The man who killed the Dutch filmmaker Theo van Gogh last year had a similar background. Mohammed Bouyeri was born in the Netherlands to a quiet, moderate Moroccan family, went to an academic high school and worked as a youth counsellor. Like Sid Khan, he also became radicalised only a couple of years before his desperate act. The letter he pinned with his knife to the half-beheaded body of the man who had referred to Muslims as "goat-fuckers" (Van Gogh was no paragon of liberal rationalism) was a revealing mix of Islamic slogans and hip Dutch street slang.

The usual assumption is that men like Khan and Bouyeri have overdosed on their religion. But perhaps that is wrong. Maybe they had too little, rather than too much; perhaps if they had learnt more about mainstream Islam at school they wouldn't have embraced such a destructive version of it later in life. This may seem a counter-intuitive thought, but then inoculation always is.

Toni Morrison's novelThe Bluest Eye is about a young black girl growing up in 1930s America. Her self-esteem is rock-bottom, thanks in part to her dysfunctional family, but also because of the spoken and unspoken messages of the world around her. To be valued in the America of her day you had to have blue eyes and look like Shirley Temple; if only she had blue eyes, she thought, her parents would love her. Her poor self-image affects her motivation and her ability to form relationships.

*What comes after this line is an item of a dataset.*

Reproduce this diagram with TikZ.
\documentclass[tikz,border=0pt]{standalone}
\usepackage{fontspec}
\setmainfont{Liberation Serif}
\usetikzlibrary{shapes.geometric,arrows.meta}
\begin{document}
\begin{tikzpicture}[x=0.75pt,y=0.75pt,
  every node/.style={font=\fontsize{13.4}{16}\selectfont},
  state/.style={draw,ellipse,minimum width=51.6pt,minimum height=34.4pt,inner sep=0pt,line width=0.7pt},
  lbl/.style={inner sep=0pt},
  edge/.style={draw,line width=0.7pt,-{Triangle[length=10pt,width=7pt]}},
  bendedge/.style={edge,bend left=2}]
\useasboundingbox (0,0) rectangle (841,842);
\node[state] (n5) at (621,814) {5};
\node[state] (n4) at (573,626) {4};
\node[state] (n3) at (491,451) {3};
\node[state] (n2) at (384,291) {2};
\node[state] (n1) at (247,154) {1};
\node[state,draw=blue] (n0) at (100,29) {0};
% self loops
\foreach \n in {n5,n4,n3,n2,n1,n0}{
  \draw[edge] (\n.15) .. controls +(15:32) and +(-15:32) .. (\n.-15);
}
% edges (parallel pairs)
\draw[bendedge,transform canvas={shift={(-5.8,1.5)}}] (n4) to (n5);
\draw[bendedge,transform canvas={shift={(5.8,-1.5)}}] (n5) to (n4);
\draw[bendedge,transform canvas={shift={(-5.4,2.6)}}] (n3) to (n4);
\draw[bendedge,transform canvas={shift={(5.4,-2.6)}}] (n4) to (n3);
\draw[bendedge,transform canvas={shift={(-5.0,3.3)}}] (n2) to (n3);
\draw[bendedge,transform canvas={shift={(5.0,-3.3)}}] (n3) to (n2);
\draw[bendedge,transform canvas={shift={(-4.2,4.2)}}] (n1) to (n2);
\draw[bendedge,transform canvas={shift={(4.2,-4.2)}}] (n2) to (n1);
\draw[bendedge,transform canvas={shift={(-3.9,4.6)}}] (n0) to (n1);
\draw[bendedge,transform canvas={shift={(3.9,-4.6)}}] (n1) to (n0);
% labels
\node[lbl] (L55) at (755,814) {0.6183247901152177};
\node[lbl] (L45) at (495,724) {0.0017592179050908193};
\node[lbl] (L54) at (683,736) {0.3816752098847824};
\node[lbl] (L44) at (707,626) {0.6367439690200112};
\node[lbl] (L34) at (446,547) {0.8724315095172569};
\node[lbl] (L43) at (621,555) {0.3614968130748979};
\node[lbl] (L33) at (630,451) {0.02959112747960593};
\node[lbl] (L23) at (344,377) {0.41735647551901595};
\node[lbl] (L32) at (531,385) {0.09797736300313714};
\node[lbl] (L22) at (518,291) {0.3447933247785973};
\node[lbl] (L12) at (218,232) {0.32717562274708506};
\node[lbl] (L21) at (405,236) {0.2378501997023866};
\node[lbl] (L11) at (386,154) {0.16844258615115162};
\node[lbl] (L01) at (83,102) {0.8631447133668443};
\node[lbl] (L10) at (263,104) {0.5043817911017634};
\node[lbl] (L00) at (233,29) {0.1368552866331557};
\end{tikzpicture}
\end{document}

Phil Sumner, a Catholic priest who has worked for the past 30 years with first the black and now the Muslim communities in Greater Manchester, has used the novel to coin the phrase Bluest Eye Syndrome. By which he means that any child from an ethnic minority, as they walk down the street or sit in school, constantly undergoes a similar experience. People like them are all too often in unskilled jobs (if they have jobs at all), or disproportionately represented among the prison population, or perceived as potential muggers. Protestations from well-meaning teachers that they are "colour-blind" and treat all kids the same fail to understand that to treat everybody the same is subtly to maintain the status quo.

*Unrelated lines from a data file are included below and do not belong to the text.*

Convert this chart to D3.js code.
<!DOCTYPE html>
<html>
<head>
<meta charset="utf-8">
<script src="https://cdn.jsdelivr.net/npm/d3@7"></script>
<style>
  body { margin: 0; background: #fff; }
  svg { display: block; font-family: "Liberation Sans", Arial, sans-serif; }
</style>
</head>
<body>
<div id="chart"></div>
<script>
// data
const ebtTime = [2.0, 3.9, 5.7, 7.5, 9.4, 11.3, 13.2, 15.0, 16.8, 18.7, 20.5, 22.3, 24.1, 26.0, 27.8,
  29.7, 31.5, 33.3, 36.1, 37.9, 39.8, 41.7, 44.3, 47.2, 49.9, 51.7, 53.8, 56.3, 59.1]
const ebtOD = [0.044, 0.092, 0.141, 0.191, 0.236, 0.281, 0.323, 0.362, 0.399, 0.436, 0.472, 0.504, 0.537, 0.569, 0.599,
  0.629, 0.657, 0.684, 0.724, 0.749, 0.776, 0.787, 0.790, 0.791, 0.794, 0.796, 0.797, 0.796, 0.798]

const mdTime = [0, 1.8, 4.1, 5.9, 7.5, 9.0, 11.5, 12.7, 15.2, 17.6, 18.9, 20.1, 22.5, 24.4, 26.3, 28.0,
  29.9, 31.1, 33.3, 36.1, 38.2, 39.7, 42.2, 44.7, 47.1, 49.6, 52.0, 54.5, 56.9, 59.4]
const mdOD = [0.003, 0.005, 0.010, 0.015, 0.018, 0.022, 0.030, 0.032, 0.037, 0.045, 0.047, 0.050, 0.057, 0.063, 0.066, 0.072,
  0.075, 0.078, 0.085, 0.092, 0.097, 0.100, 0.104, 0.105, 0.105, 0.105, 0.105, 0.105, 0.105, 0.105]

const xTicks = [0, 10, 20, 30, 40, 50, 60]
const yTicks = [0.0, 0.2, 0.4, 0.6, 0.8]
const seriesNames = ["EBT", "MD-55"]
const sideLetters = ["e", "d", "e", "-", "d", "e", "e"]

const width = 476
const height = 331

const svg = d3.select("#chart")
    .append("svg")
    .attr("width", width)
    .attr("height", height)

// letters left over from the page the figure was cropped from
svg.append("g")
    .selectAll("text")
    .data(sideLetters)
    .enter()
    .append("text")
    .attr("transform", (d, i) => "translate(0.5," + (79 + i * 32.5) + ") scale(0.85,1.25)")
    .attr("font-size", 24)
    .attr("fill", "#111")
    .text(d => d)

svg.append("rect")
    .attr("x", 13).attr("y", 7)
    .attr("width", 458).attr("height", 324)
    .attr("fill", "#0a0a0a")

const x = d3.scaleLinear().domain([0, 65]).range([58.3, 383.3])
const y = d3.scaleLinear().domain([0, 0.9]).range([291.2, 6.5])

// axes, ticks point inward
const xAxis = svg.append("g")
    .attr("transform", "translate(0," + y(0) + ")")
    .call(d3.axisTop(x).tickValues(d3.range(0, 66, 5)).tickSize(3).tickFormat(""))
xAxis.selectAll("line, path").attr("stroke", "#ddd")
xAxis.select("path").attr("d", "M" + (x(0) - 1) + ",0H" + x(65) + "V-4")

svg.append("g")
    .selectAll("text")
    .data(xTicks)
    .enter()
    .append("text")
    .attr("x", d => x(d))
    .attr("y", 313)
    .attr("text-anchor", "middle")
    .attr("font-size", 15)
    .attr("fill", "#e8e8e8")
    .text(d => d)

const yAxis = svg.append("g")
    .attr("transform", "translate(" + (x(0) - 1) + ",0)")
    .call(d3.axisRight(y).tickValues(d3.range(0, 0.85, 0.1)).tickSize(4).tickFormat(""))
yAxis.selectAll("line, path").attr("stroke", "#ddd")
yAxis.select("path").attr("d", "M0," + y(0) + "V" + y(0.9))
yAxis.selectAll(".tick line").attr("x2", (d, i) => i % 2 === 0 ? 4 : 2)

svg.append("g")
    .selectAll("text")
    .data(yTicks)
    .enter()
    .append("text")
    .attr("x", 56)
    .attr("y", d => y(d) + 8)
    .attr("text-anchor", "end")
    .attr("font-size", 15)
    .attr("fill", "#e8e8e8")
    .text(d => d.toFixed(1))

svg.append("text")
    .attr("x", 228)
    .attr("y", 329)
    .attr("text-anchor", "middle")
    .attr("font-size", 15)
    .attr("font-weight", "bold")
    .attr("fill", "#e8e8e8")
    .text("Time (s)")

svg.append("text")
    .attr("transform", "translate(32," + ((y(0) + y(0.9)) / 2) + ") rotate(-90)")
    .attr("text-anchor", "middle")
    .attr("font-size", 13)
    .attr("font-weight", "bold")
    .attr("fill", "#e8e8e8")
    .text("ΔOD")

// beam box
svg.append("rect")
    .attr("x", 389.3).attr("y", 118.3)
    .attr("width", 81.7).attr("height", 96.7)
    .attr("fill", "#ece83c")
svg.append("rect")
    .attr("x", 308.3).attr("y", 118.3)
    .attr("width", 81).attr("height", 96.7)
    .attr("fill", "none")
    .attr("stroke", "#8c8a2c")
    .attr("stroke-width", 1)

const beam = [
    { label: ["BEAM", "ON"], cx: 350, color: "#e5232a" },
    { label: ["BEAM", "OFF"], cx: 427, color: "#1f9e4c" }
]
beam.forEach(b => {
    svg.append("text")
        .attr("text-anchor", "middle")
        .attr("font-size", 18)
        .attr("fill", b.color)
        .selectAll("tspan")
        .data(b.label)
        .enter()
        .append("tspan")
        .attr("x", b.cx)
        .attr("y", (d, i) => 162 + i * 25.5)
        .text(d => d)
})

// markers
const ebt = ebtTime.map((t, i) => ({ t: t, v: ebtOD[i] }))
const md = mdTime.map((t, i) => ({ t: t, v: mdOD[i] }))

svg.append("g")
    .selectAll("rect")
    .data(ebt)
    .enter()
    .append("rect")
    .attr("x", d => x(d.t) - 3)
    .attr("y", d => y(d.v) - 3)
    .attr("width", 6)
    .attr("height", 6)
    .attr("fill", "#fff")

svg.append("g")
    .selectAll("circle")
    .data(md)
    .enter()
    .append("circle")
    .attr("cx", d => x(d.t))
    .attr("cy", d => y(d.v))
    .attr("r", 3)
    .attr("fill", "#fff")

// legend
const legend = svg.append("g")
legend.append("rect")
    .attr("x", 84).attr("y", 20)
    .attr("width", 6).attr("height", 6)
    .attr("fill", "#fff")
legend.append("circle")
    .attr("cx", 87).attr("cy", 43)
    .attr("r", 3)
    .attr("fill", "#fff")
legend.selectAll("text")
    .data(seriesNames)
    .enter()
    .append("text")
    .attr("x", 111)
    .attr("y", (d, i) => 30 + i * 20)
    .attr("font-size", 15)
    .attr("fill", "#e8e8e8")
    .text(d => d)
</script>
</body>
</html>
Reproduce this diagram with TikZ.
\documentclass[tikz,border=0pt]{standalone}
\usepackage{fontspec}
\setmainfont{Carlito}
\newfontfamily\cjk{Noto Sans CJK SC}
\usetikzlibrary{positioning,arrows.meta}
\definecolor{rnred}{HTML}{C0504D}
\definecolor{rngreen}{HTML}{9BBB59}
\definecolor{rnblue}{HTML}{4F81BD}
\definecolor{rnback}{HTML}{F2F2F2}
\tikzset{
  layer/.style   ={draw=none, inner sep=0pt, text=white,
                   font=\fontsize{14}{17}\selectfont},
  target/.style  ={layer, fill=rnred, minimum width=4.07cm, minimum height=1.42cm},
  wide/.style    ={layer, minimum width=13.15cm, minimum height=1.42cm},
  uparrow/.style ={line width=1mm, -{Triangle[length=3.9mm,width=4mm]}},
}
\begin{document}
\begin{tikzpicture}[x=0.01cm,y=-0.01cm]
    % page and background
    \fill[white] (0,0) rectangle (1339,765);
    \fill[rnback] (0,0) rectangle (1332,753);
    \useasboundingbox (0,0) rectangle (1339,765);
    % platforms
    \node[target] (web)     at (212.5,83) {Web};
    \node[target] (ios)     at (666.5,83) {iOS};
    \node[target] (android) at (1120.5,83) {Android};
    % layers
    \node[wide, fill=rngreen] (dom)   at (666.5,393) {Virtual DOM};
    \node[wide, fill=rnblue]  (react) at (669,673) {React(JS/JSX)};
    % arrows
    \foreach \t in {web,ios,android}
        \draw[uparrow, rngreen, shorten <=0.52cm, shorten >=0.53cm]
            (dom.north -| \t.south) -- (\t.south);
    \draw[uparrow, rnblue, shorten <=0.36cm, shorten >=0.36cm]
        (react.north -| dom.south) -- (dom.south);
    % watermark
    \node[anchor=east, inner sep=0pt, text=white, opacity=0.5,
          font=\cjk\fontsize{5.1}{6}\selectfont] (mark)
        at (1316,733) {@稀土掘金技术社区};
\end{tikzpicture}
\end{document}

All this tells us something about Sid Khan. In the documentary, Koran and Country, his schoolmates were perplexed by his dramatic turnaround. He had loved the West, they said. He had come back from a long stay in America determined to become a US citizen. When his Asian friends mocked his cowboy boots, and the leather jacket that didn't suit him, he just ignored them. What was at work here was Bluest Eye Syndrome. The young Sid was identifying with the images of what he saw as most valued in Western society.

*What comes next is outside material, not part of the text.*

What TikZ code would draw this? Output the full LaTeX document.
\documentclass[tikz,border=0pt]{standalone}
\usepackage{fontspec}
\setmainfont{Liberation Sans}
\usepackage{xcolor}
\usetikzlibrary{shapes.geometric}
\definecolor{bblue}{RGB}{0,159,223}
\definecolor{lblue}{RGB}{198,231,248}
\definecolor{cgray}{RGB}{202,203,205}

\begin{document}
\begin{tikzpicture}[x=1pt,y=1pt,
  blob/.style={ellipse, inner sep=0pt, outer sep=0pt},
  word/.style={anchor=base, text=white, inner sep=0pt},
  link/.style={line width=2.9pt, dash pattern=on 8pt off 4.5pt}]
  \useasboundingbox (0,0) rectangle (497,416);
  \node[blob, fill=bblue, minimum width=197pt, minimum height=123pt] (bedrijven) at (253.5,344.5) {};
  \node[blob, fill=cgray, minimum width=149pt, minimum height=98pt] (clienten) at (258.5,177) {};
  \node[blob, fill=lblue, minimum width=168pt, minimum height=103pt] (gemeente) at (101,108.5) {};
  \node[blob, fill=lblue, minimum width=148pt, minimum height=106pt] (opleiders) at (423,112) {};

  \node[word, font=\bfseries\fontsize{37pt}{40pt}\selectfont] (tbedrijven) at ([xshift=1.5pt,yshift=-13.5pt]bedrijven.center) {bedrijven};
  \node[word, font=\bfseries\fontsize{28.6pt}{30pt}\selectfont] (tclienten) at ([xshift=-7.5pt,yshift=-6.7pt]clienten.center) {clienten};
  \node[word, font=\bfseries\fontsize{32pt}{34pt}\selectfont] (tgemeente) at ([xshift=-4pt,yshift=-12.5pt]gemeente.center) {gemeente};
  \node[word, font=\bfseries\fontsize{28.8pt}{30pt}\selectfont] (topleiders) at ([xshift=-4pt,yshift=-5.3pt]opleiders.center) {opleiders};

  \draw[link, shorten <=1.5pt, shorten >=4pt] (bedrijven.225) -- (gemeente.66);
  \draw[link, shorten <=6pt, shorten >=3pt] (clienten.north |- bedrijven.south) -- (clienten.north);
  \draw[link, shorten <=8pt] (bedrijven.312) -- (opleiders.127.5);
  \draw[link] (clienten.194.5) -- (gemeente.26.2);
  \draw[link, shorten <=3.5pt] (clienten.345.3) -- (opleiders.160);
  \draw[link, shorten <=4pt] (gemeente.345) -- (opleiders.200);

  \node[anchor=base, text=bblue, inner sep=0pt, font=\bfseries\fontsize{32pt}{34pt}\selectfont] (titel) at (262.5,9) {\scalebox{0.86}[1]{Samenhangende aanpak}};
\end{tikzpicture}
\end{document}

Such a reaction is not uncommon among young Asians who are the first generation in their community to enter higher education. For they have developed expectations of entitlement, material progress and cultural acceptance. If these are disappointed, then psychological urges, which have been subconsciously repressed, emerge. And because they have learnt so little of their own faith, they are susceptible to embracing it in a negative, perverted and even criminal version. The greater their sense of betrayal, the more vulnerable they are to a radical interpretation.

Fundamentalism is often caricatured as a reversion to medievalism. In fact it is - in its Christian, Hindu, Zionist and Islamic forms alike - an unmistakably modern reaction by people who feel excluded from, or humiliated by, contemporary society. Sid Khan is only the most extreme manifestation of that alienation.